# Data items:
:::

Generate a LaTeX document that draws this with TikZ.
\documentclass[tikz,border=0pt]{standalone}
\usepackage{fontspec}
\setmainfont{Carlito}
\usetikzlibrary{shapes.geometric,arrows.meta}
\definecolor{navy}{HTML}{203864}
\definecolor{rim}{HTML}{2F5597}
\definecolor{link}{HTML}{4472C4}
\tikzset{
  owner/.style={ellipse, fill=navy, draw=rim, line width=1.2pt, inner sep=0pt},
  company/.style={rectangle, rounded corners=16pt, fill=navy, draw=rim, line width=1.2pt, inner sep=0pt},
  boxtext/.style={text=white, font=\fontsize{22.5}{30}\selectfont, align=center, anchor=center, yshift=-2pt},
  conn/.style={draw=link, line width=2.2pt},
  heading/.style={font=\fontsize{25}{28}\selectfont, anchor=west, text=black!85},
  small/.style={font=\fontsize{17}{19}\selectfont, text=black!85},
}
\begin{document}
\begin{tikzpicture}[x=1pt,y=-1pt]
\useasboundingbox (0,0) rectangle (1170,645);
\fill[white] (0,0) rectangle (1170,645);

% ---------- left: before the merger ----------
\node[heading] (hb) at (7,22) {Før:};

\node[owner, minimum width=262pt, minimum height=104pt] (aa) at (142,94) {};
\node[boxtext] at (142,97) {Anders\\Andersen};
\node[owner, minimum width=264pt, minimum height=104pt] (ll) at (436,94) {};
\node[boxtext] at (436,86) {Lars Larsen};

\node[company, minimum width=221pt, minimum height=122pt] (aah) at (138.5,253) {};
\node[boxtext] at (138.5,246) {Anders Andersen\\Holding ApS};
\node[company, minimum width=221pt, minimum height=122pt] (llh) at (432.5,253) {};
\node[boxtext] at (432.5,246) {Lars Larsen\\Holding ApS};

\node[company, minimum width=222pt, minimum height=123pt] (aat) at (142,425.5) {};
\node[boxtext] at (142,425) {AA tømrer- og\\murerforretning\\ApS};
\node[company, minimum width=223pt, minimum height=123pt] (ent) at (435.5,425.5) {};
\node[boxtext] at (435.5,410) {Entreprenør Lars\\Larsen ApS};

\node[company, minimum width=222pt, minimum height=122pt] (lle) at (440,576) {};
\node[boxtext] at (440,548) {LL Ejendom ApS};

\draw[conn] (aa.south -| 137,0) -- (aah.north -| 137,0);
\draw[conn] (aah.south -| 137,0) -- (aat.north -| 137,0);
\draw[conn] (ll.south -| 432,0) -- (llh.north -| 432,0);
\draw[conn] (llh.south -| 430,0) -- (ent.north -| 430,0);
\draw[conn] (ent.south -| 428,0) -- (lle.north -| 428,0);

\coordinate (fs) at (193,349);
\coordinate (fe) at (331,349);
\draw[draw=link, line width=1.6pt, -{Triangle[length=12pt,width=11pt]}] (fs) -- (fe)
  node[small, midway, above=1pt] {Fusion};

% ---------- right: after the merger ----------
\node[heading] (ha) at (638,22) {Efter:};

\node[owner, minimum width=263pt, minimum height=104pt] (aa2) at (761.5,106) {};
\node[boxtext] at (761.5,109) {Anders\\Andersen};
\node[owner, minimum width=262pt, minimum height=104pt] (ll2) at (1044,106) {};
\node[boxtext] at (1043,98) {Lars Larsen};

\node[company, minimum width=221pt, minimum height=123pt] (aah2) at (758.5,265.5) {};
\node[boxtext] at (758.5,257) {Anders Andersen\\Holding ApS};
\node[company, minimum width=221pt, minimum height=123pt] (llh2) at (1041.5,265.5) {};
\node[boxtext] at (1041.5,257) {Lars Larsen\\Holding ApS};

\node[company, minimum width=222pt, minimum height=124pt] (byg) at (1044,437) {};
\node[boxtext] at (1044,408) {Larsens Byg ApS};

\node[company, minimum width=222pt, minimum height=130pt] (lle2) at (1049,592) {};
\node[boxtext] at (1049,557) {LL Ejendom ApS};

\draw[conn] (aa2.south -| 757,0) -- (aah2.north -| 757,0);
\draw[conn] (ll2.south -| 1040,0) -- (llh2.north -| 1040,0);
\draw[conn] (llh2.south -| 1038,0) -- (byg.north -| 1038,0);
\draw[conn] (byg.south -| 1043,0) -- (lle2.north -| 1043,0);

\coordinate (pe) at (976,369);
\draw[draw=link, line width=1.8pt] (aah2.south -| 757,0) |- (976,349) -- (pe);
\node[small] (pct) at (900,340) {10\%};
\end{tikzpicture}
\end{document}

:::

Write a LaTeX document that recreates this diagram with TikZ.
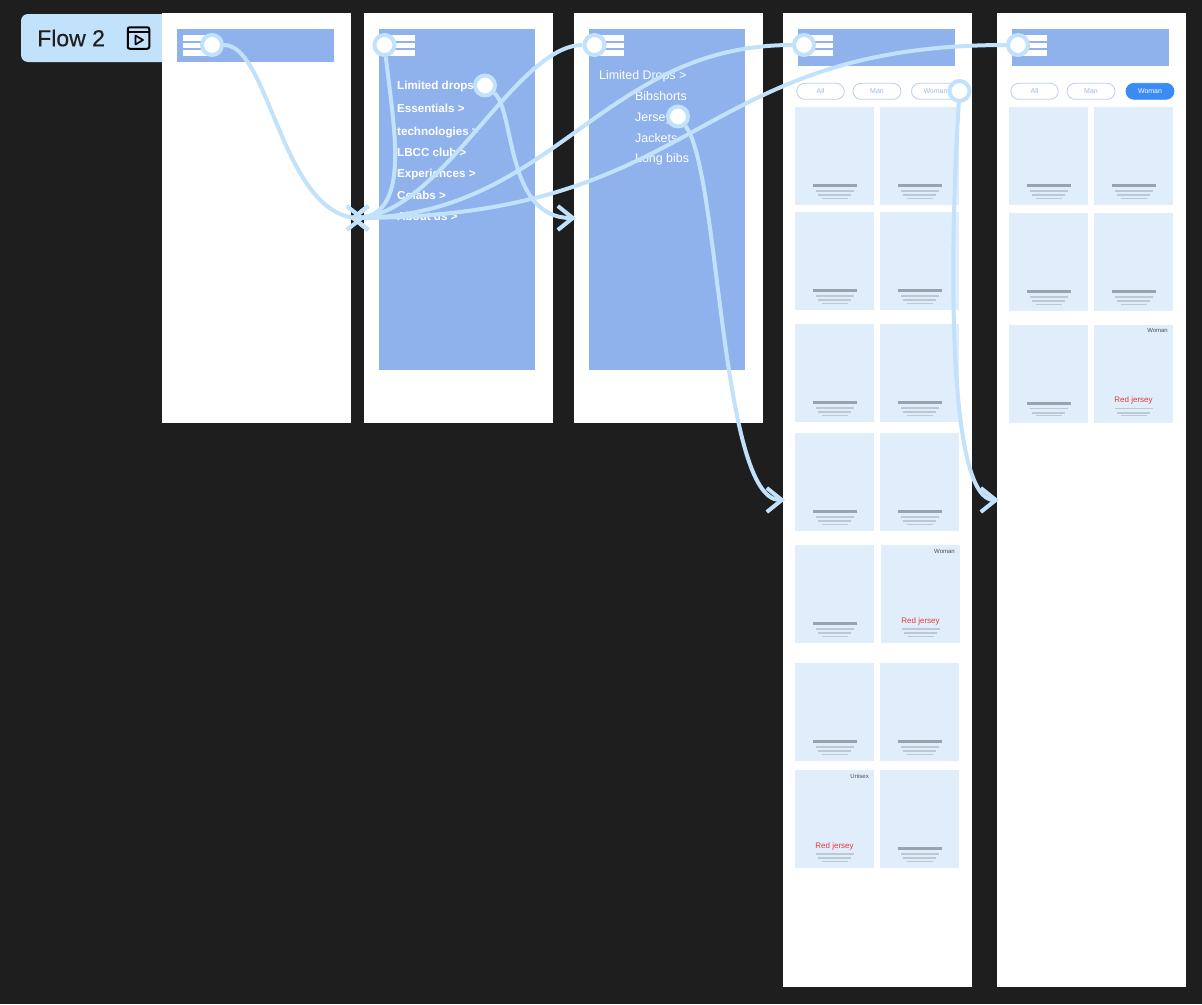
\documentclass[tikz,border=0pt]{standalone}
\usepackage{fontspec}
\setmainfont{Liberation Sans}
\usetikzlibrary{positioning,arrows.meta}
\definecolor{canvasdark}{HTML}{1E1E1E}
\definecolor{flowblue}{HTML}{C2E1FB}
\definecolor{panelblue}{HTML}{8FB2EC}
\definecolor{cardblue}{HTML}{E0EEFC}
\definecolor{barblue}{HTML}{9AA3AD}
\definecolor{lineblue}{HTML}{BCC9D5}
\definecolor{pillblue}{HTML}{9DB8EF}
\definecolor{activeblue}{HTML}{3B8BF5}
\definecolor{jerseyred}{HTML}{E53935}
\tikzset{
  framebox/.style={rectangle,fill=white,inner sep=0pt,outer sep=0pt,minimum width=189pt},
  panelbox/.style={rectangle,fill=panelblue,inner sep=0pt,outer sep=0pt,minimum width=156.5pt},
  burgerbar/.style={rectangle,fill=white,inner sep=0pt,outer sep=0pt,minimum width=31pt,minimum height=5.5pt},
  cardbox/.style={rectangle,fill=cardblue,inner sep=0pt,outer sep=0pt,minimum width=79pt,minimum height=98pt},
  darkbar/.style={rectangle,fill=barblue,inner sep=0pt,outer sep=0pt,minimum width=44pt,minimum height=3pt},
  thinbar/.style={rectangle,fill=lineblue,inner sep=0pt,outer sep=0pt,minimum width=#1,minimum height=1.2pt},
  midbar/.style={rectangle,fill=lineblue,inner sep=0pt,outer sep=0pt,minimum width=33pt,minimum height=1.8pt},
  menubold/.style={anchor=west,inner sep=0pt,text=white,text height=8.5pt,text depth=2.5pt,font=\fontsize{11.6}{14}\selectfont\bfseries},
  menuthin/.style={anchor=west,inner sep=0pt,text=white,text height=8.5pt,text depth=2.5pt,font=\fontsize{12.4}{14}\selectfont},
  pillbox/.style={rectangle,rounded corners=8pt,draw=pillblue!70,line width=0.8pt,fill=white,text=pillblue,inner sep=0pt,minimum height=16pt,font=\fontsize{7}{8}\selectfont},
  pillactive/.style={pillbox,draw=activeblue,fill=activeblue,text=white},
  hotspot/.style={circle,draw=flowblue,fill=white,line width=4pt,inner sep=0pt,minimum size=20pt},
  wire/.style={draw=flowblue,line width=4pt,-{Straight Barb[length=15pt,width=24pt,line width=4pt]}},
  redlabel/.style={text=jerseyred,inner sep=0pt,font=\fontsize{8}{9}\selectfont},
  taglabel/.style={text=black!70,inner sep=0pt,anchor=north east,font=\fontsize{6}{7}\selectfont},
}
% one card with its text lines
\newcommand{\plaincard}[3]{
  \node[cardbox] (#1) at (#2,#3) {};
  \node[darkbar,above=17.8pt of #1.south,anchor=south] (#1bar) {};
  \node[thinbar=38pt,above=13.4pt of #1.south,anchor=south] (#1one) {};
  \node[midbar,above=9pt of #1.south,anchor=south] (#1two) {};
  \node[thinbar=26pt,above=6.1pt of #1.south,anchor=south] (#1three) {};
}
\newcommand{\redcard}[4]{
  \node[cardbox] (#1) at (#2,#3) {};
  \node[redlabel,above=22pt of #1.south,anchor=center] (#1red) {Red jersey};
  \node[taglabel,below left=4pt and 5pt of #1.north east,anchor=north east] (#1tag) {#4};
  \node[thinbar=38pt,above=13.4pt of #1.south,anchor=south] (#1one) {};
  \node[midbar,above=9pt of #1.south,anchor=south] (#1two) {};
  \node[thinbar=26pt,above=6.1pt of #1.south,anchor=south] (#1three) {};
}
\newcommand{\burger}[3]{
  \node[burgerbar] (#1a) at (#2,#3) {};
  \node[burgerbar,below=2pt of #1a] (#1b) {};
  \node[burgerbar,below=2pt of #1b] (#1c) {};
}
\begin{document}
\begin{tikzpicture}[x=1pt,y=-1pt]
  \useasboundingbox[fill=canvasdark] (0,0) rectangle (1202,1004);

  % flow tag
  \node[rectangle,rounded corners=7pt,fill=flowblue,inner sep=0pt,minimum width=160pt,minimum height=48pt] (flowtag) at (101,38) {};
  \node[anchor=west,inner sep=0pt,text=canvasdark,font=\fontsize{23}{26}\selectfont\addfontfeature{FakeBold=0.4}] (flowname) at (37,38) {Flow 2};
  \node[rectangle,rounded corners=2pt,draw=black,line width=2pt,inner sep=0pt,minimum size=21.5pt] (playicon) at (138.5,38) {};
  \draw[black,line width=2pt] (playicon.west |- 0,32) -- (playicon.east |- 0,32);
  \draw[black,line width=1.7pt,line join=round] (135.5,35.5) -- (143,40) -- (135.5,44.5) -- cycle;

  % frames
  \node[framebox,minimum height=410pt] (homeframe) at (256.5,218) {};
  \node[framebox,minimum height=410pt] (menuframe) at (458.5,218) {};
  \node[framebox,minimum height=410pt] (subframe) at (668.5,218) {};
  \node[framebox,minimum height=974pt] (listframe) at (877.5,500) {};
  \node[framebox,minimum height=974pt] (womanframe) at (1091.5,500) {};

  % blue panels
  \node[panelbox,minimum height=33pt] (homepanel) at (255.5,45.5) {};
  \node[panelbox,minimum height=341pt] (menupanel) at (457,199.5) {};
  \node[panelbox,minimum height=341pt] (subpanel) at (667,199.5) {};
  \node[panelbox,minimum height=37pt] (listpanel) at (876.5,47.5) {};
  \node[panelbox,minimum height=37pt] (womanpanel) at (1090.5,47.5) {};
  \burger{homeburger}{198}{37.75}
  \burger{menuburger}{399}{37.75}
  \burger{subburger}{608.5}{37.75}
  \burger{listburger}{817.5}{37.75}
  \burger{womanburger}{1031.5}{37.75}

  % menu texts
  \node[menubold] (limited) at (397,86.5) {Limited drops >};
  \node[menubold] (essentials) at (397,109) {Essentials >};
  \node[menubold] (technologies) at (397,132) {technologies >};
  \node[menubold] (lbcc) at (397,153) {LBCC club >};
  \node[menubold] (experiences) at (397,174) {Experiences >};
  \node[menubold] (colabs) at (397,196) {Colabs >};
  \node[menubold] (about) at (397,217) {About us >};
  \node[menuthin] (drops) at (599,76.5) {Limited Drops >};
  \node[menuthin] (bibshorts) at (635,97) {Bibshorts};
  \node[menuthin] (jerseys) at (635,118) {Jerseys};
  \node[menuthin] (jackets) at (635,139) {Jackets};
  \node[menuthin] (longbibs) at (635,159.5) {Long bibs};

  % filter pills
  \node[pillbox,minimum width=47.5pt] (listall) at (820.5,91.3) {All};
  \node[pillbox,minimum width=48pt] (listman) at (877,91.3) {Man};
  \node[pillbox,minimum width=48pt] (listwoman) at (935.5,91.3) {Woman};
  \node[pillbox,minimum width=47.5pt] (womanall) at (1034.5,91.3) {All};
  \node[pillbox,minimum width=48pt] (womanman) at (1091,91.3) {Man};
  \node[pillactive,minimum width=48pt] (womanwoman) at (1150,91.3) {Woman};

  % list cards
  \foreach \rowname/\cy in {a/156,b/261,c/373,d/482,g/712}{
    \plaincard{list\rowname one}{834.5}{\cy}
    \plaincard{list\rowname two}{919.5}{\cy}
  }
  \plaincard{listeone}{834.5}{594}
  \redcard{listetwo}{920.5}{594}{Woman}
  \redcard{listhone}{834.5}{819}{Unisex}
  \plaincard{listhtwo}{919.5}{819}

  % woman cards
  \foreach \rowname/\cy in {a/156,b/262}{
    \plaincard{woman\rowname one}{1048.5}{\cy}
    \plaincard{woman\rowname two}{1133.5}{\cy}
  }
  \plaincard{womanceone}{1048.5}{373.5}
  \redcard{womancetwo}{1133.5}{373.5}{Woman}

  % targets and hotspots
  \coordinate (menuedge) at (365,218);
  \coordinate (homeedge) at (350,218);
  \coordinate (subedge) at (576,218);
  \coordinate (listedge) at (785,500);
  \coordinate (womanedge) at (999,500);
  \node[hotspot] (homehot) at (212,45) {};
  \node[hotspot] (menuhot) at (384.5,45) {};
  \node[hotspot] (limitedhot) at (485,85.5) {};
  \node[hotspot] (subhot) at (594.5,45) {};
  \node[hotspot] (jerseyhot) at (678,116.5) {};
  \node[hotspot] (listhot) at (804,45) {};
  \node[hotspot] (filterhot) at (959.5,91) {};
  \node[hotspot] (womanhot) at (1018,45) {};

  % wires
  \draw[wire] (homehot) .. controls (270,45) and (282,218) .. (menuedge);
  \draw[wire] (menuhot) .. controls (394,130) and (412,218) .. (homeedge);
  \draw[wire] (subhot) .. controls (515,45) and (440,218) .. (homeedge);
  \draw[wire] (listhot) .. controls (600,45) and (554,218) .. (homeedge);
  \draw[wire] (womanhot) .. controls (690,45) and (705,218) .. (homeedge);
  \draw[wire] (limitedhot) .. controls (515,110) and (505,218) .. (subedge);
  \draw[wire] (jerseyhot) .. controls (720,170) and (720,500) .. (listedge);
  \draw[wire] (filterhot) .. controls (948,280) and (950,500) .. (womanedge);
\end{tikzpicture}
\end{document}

:::

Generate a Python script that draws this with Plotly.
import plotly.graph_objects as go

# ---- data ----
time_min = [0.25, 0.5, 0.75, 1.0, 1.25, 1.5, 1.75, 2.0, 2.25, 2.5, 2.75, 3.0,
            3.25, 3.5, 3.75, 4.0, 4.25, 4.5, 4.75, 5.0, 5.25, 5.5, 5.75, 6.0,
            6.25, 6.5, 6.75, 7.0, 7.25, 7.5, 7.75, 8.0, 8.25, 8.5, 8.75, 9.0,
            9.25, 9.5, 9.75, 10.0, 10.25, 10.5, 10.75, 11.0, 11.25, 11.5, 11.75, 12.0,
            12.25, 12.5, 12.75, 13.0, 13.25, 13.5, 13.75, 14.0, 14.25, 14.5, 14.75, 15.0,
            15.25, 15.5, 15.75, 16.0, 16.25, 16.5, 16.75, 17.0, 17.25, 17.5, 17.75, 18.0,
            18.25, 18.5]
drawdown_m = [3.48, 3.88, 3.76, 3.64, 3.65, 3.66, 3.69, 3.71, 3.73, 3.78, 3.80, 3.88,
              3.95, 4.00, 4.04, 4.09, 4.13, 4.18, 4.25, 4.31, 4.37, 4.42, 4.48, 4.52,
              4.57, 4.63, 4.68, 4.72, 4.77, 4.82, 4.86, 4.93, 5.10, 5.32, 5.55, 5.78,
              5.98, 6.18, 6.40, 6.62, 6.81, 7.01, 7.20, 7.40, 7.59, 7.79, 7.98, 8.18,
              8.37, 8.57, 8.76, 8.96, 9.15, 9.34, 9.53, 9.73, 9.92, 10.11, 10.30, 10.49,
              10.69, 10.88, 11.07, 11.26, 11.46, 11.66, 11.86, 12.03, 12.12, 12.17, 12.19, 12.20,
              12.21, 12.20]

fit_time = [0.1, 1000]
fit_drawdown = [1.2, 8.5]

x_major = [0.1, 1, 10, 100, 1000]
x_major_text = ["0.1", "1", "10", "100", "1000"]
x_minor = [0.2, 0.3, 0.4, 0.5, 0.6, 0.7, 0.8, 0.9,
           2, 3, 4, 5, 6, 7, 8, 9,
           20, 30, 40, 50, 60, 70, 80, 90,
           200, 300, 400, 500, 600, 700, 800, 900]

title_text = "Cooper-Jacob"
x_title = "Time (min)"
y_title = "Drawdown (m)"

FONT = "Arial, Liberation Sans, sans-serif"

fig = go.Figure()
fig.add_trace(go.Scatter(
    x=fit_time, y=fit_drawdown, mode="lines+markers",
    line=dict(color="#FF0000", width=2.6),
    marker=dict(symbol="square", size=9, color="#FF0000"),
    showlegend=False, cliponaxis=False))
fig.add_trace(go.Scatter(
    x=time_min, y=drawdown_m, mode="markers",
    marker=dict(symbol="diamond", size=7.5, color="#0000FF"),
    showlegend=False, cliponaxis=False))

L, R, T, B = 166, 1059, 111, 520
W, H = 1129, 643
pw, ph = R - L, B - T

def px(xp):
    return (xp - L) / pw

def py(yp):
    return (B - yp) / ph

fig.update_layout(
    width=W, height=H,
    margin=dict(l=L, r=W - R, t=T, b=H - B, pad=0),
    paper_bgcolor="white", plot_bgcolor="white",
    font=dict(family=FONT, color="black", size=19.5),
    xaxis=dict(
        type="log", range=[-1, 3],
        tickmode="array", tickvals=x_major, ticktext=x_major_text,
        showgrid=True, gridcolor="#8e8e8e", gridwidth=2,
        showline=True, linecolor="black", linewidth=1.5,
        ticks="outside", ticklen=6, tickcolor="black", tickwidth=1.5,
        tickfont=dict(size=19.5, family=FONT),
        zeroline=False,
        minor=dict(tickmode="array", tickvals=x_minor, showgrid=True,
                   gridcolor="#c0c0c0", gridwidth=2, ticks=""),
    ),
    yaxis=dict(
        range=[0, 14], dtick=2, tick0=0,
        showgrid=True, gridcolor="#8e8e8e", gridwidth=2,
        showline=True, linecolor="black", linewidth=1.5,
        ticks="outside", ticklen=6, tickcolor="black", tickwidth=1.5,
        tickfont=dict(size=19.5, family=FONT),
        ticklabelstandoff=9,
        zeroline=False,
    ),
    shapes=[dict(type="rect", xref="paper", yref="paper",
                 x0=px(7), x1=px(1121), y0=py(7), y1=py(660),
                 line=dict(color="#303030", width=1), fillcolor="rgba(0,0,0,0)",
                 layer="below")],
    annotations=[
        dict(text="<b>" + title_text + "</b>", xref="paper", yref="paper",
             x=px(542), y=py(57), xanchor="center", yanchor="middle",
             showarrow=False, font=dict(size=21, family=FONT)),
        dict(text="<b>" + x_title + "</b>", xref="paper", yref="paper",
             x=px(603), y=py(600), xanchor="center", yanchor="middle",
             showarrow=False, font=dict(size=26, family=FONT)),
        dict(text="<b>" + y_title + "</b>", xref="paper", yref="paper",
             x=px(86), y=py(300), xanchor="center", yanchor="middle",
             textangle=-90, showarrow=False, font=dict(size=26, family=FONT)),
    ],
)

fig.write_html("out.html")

:::

# Work instructions:
Output only the lines from the one containing "Generate a LaTeX" through the one containing "(hb) at (7,22)", inclusive, exactly as written.

# Expected output:
Generate a LaTeX document that draws this with TikZ.
\documentclass[tikz,border=0pt]{standalone}
\usepackage{fontspec}
\setmainfont{Carlito}
\usetikzlibrary{shapes.geometric,arrows.meta}
\definecolor{navy}{HTML}{203864}
\definecolor{rim}{HTML}{2F5597}
\definecolor{link}{HTML}{4472C4}
\tikzset{
  owner/.style={ellipse, fill=navy, draw=rim, line width=1.2pt, inner sep=0pt},
  company/.style={rectangle, rounded corners=16pt, fill=navy, draw=rim, line width=1.2pt, inner sep=0pt},
  boxtext/.style={text=white, font=\fontsize{22.5}{30}\selectfont, align=center, anchor=center, yshift=-2pt},
  conn/.style={draw=link, line width=2.2pt},
  heading/.style={font=\fontsize{25}{28}\selectfont, anchor=west, text=black!85},
  small/.style={font=\fontsize{17}{19}\selectfont, text=black!85},
}
\begin{document}
\begin{tikzpicture}[x=1pt,y=-1pt]
\useasboundingbox (0,0) rectangle (1170,645);
\fill[white] (0,0) rectangle (1170,645);

% ---------- left: before the merger ----------
\node[heading] (hb) at (7,22) {Før:};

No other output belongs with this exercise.